**THE TASK:** Word for word, restate the lines from the start of the data below through the line containing "import pandas as pd".

****

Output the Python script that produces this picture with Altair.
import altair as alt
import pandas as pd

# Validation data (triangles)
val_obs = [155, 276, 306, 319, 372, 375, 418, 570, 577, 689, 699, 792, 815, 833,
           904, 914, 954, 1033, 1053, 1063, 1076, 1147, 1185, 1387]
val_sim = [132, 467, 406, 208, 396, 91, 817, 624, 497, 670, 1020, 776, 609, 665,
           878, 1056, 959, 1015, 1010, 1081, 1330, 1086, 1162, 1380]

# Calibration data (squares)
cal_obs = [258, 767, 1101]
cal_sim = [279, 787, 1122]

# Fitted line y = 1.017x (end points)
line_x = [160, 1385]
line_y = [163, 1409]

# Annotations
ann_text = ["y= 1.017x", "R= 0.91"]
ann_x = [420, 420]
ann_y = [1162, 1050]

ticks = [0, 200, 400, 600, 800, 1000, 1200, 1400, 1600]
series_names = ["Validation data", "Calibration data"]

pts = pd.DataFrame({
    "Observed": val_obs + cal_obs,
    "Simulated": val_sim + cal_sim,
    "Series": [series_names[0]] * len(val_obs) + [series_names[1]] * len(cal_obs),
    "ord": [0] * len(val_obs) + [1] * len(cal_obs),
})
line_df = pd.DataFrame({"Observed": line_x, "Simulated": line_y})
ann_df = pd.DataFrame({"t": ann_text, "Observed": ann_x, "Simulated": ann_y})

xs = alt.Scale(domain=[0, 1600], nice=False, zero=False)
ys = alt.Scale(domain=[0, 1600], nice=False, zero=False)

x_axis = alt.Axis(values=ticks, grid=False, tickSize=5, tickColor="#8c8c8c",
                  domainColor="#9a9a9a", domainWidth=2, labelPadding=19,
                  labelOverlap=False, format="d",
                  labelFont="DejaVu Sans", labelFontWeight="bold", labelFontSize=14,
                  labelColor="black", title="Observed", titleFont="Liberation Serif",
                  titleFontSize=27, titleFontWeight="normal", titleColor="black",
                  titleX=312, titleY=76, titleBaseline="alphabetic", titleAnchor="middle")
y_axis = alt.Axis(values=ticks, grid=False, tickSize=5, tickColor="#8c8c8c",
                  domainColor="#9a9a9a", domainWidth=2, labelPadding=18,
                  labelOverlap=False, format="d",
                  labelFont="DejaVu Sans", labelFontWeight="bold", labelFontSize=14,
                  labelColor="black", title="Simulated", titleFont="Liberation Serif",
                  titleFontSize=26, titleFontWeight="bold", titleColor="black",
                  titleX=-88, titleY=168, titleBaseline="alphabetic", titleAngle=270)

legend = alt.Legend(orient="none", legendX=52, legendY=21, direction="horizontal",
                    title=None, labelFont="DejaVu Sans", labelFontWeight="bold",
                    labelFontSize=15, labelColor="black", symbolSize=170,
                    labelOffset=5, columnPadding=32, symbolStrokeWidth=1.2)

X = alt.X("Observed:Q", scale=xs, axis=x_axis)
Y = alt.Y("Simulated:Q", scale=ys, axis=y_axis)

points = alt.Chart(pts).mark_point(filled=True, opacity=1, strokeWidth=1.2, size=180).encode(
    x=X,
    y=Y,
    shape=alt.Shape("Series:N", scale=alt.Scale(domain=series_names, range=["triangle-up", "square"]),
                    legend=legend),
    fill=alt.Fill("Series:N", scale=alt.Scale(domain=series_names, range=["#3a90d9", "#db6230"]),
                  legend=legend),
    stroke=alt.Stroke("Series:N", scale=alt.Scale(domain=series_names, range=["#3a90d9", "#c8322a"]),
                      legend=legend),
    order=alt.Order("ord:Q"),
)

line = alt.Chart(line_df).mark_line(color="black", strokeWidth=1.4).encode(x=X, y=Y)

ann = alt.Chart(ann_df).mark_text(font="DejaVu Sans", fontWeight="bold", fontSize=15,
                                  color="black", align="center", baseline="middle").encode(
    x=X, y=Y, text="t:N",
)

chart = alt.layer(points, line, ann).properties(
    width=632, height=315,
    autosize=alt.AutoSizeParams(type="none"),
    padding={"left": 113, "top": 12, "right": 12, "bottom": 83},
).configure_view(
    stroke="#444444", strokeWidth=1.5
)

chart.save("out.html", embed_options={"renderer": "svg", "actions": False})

****

**EXPECTED ANSWER:**
Output the Python script that produces this picture with Altair.
import altair as alt
import pandas as pd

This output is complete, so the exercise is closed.